Given request ▸
From the first line of the data below through the line holding "import pandas as pd", output each line exactly and leave the pictures out.
-------- Recorded information --------
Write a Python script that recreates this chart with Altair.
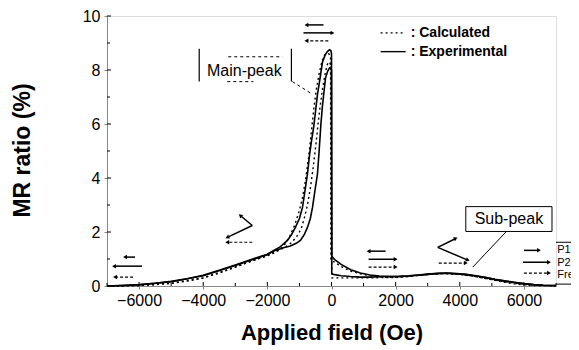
import math
import altair as alt
import pandas as pd

# ---------------- data ----------------
# Experimental, branch A (outer loop, higher main peak)
expA_field = [-7000, -6500, -6000, -5500, -5000, -4500, -4000, -3500, -3000, -2500, -2000,
              -1800, -1600, -1375, -1250, -1125, -1000, -906, -830, -750, -680, -620, -560,
              -500, -437, -350, -281, -200, -130, -62, -20, 0, 8,
              100, 300, 600, 900, 1200, 1500, 1800, 2100, 2400, 2700, 3000, 3300, 3600,
              3900, 4200, 4500, 4800, 5100, 5400, 5700, 6000, 6300, 6600, 7000]
expA_mr = [0.0, 0.02, 0.05, 0.1, 0.17, 0.27, 0.4, 0.58, 0.78, 0.98, 1.18,
           1.32, 1.45, 1.69, 1.9, 2.17, 2.5, 2.9, 3.5, 4.15, 4.9, 5.4, 5.85,
           6.45, 7.1, 7.75, 8.3, 8.55, 8.68, 8.75, 8.72, 8.6, 1.1,
           0.98, 0.8, 0.6, 0.48, 0.41, 0.37, 0.35, 0.36, 0.38, 0.41, 0.44, 0.47, 0.48,
           0.46, 0.43, 0.38, 0.32, 0.25, 0.19, 0.14, 0.09, 0.05, 0.03, 0.02]

# Experimental, branch B (inner loop, lower main peak)
expB_field = [-7000, -6000, -5000, -4000, -3000, -2500, -2000, -1800, -1500, -1281, -1100,
              -969, -850, -750, -660, -594, -520, -437, -380, -330, -280, -187, -120, -60,
              -20, 0, 8, 100, 300, 600, 900, 1200, 1500, 1800, 2100, 2400, 2700, 3000,
              3300, 3600, 3900, 4200, 4500, 4800, 5100, 5400, 5700, 6000, 6300, 6600, 7000]
expB_mr = [0.0, 0.04, 0.16, 0.38, 0.76, 0.96, 1.16, 1.3, 1.42, 1.48, 1.58,
           1.69, 1.9, 2.17, 2.5, 2.9, 3.5, 4.15, 5.1, 6.0, 6.7, 7.7, 7.95, 8.08,
           8.1, 8.0, 0.45, 0.42, 0.38, 0.35, 0.33, 0.33, 0.34, 0.35, 0.35, 0.37, 0.4, 0.43,
           0.46, 0.47, 0.45, 0.42, 0.37, 0.31, 0.24, 0.18, 0.13, 0.08, 0.05, 0.03, 0.02]

# Calculated, curve 1 (left of outer loop)
calc1_field = [-7000, -6500, -6000, -5500, -5000, -4500, -4000, -3500, -3000, -2500, -2000,
               -1800, -1600, -1450, -1300, -1150, -1000, -900, -800, -700, -620, -550, -470,
               -380, -300, -220, -150, -80, -30, -20,
               100, 300, 600, 900, 1200, 1500, 1800, 2100, 2400, 2700, 3000, 3300, 3600,
               3900, 4200, 4500, 4800, 5100, 5400, 5700, 6000, 6300, 7000]
calc1_mr = [0.0, 0.0, 0.02, 0.05, 0.1, 0.18, 0.3, 0.48, 0.7, 0.92, 1.12,
            1.22, 1.35, 1.55, 1.85, 2.25, 2.8, 3.3, 4.0, 4.9, 5.8, 6.6, 7.3,
            7.9, 8.3, 8.55, 8.62, 8.6, 8.5, 0.95,
            0.88, 0.72, 0.55, 0.45, 0.38, 0.34, 0.32, 0.33, 0.36, 0.4, 0.43, 0.46, 0.47,
            0.45, 0.41, 0.35, 0.28, 0.21, 0.14, 0.08, 0.04, 0.02, 0.0]

# Calculated, curve 2 (between the two experimental loops)
calc2_field = [-7000, -6000, -5000, -4000, -3000, -2500, -2000, -1800, -1500, -1300, -1100,
               -950, -850, -750, -650, -560, -480, -420, -350, -280, -200, -130, -80, -40,
               -15, 10, 300, 600, 1000, 1500, 2000, 2500, 3000, 3500, 4000, 4500, 5000,
               5500, 6000, 6500, 7000]
calc2_mr = [0.0, 0.02, 0.1, 0.3, 0.7, 0.92, 1.12, 1.25, 1.4, 1.55, 1.8,
            2.1, 2.5, 3.0, 3.7, 4.5, 5.3, 6.0, 6.7, 7.3, 7.85, 8.2, 8.3, 8.25,
            8.1, 0.3, 0.3, 0.3, 0.3, 0.31, 0.31, 0.36, 0.42, 0.46, 0.43, 0.35, 0.24,
            0.14, 0.06, 0.02, 0.0]

x_ticks = [-6000, -4000, -2000, 0, 2000, 4000, 6000]
x_minor = [-7000, -5000, -3000, -1000, 1000, 3000, 5000, 7000]
y_ticks = [0, 2, 4, 6, 8, 10]
y_minor = [1, 3, 5, 7, 9]

# magnetisation-configuration arrows: (x1, y1, x2, y2, layer); head at (x2, y2)
arrow_x1 = [-6125, -5906, -6187, -250, -875, -100, -2469, -2469, -2469,
            1687, 1156, 1156, 3312, 3312, 3344, 6000, 5969, 6000]
arrow_y1 = [1.07, 0.735, 0.33, 9.67, 9.375, 9.08, 2.24, 2.24, 1.62,
            1.29, 0.99, 0.70, 1.43, 1.43, 0.85, 1.32, 0.88, 0.48]
arrow_x2 = [-6437, -6781, -6750, -781, 31, -781, -2844, -3250, -3250,
            1156, 2000, 2000, 3875, 4250, 4187, 6469, 6781, 6781]
arrow_y2 = [1.07, 0.735, 0.33, 9.67, 9.375, 9.08, 2.61, 1.80, 1.62,
            1.29, 0.99, 0.70, 1.76, 0.96, 0.85, 1.32, 0.88, 0.48]
arrow_layer = ["P1", "P2", "Free", "P1", "P2", "Free", "P1", "P2", "Free",
               "P1", "P2", "Free", "P1", "P2", "Free", "P1", "P2", "Free"]

legend_labels = [": Calculated", ": Experimental"]
legend_y = [9.375, 8.68]
legend_x1 = [1531, 1531]
legend_x2 = [2312, 2312]
legend_tx = [2469, 2469]

layer_labels = ["P1", "P2", "Free"]
layer_label_y = [1.32, 0.86, 0.40]

# ---------------- frames ----------------
def curve(fx, fy, name):
    return pd.DataFrame({"field": fx, "mr": fy, "curve": name, "i": range(len(fx))})

exp_df = pd.concat([curve(expA_field, expA_mr, "A"), curve(expB_field, expB_mr, "B")])
calc_df = pd.concat([curve(calc1_field, calc1_mr, "C1"), curve(calc2_field, calc2_mr, "C2")])

W, H = 449, 270
XPX = W / 14000.0
YPX = H / 10.0
angles = []
for a, b, c, d in zip(arrow_x1, arrow_y1, arrow_x2, arrow_y2):
    dx = (c - a) * XPX
    dys = -(d - b) * YPX
    angles.append(math.degrees(math.atan2(dx, -dys)) % 360)
arrows = pd.DataFrame({"x1": arrow_x1, "y1": arrow_y1, "x2": arrow_x2, "y2": arrow_y2,
                       "layer": arrow_layer, "angle": angles})
arrows["free"] = arrows["layer"] == "Free"

xs = alt.Scale(domain=[-7000, 7000], nice=False, zero=False)
ys = alt.Scale(domain=[0, 10], nice=False, zero=False)
FONT = "Liberation Sans"

base_x = alt.X("field:Q", scale=xs, axis=alt.Axis(
    values=x_ticks, title="Applied field (Oe)", format="d", labelFontSize=16,
    titleFontSize=22, titleFontWeight="bold", tickSize=3, labelPadding=3,
    titlePadding=14, grid=False))
base_y = alt.Y("mr:Q", scale=ys, axis=alt.Axis(
    values=y_ticks, title="MR ratio (%)", labelFontSize=16, titleFontSize=23,
    titleFontWeight="bold", tickSize=3, labelPadding=4, grid=False,
    titleX=-85, titleY=134, titleAlign="center", titleBaseline="middle"))

exp_line = alt.Chart(exp_df).mark_line(color="black", strokeWidth=1.6).encode(
    x=base_x, y=base_y, detail="curve:N", order="i:Q")
calc_line = alt.Chart(calc_df).mark_line(color="black", strokeWidth=1.4, strokeDash=[2, 3]).encode(
    x="field:Q", y="mr:Q", detail="curve:N", order="i:Q")

# axis ticks drawn inside the frame
xt_df = pd.DataFrame({"field": x_ticks})
xm_df = pd.DataFrame({"field": x_minor})
yt_df = pd.DataFrame({"mr": y_ticks})
ym_df = pd.DataFrame({"mr": y_minor})
x_in = alt.Chart(xt_df).mark_rule(color="black").encode(
    x="field:Q", y=alt.value(H), y2=alt.value(H - 4))
x_min = alt.Chart(xm_df).mark_rule(color="black").encode(
    x="field:Q", y=alt.value(H), y2=alt.value(H - 3))
y_in = alt.Chart(yt_df).mark_rule(color="black").encode(
    y="mr:Q", x=alt.value(0), x2=alt.value(4))
y_min = alt.Chart(ym_df).mark_rule(color="black").encode(
    y="mr:Q", x=alt.value(0), x2=alt.value(3))

# arrows
solid_arrows = alt.Chart(arrows[~arrows["free"]]).mark_rule(color="black", strokeWidth=1.5).encode(
    x="x1:Q", y="y1:Q", x2="x2:Q", y2="y2:Q")
free_arrows = alt.Chart(arrows[arrows["free"]]).mark_rule(color="black", strokeWidth=1.2, strokeDash=[3, 2]).encode(
    x="x1:Q", y="y1:Q", x2="x2:Q", y2="y2:Q")
heads = alt.Chart(arrows).mark_point(shape="triangle-up", filled=True, color="black", size=20, opacity=1).encode(
    x="x2:Q", y="y2:Q", angle=alt.Angle("angle:Q", scale=None))

# legend
leg_df = pd.DataFrame({"x1": legend_x1, "x2": legend_x2, "y": legend_y, "tx": legend_tx,
                       "label": legend_labels})
leg_calc = alt.Chart(leg_df.iloc[[0]]).mark_rule(color="black", strokeWidth=1.2, strokeDash=[2, 3]).encode(
    x="x1:Q", x2="x2:Q", y="y:Q")
leg_exp = alt.Chart(leg_df.iloc[[1]]).mark_rule(color="black", strokeWidth=1.4).encode(
    x="x1:Q", x2="x2:Q", y="y:Q")
leg_text = alt.Chart(leg_df).mark_text(align="left", baseline="middle", font=FONT,
                                       fontSize=14, fontWeight="bold", color="black").encode(
    x="tx:Q", y="y:Q", text="label:N")

# Main-peak label
mp_bars = pd.DataFrame({"x": [-4125, -1250], "y1": [7.57, 7.57], "y2": [8.79, 8.79]})
mp_bar = alt.Chart(mp_bars).mark_rule(color="black", strokeWidth=1.2).encode(
    x="x:Q", y="y1:Q", y2="y2:Q")
mp_dash_df = pd.DataFrame({"x1": [-3219, -3250, -1219], "x2": [-1531, -2437, -594],
                           "y1": [8.49, 7.57, 7.57], "y2": [8.49, 7.57, 7.10]})
mp_dash = alt.Chart(mp_dash_df).mark_rule(color="black", strokeWidth=1, strokeDash=[3, 3]).encode(
    x="x1:Q", x2="x2:Q", y="y1:Q", y2="y2:Q")
mp_text = alt.Chart(pd.DataFrame({"x": [-2719], "y": [7.96], "t": ["Main-peak"]})).mark_text(
    font=FONT, fontSize=16, color="black").encode(x="x:Q", y="y:Q", text="t:N")

# Sub-peak label
sp_box = alt.Chart(pd.DataFrame({"x1": [4187], "x2": [6875], "y1": [2.02], "y2": [2.94]})).mark_rect(
    fill="white", stroke="black", strokeWidth=1).encode(x="x1:Q", x2="x2:Q", y="y1:Q", y2="y2:Q")
sp_text = alt.Chart(pd.DataFrame({"x": [5531], "y": [2.48], "t": ["Sub-peak"]})).mark_text(
    font=FONT, fontSize=16, color="black").encode(x="x:Q", y="y:Q", text="t:N")
sp_lead = alt.Chart(pd.DataFrame({"x1": [5437], "x2": [4406], "y1": [2.0], "y2": [0.7]})).mark_rule(
    color="black", strokeWidth=1).encode(x="x1:Q", x2="x2:Q", y="y1:Q", y2="y2:Q")

# P1 / P2 / Free key (outside the frame, right)
key_lines = alt.Chart(pd.DataFrame({"x1": [7000, 7000], "x2": [7800, 7800], "y": [1.62, 0.07]})).mark_rule(
    color="black", strokeWidth=1).encode(x="x1:Q", x2="x2:Q", y="y:Q")
key_text = alt.Chart(pd.DataFrame({"x": [7040] * 3, "y": layer_label_y, "t": layer_labels})).mark_text(
    align="left", baseline="middle", font=FONT, fontSize=11, color="black").encode(
    x="x:Q", y="y:Q", text="t:N")

chart = alt.layer(
    exp_line, calc_line, x_in, x_min, y_in, y_min,
    solid_arrows, free_arrows, heads,
    leg_calc, leg_exp, leg_text,
    mp_bar, mp_dash, mp_text,
    sp_box, sp_text, sp_lead,
    key_lines, key_text,
).properties(
    width=W, height=H,
    autosize=alt.AutoSizeParams(type="none"),
    padding={"left": 99, "top": 8, "right": 15, "bottom": 64},
).configure_view(
    stroke="black", strokeWidth=1
).configure_axis(
    labelFont=FONT, titleFont=FONT, labelColor="black", titleColor="black",
    domainColor="black", tickColor="black", domainWidth=1
).configure(background="white")

chart.save("out.html", embed_options={"renderer": "svg", "actions": False})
--------
Solution for this exercise ▸
Write a Python script that recreates this chart with Altair.
import math
import altair as alt
import pandas as pd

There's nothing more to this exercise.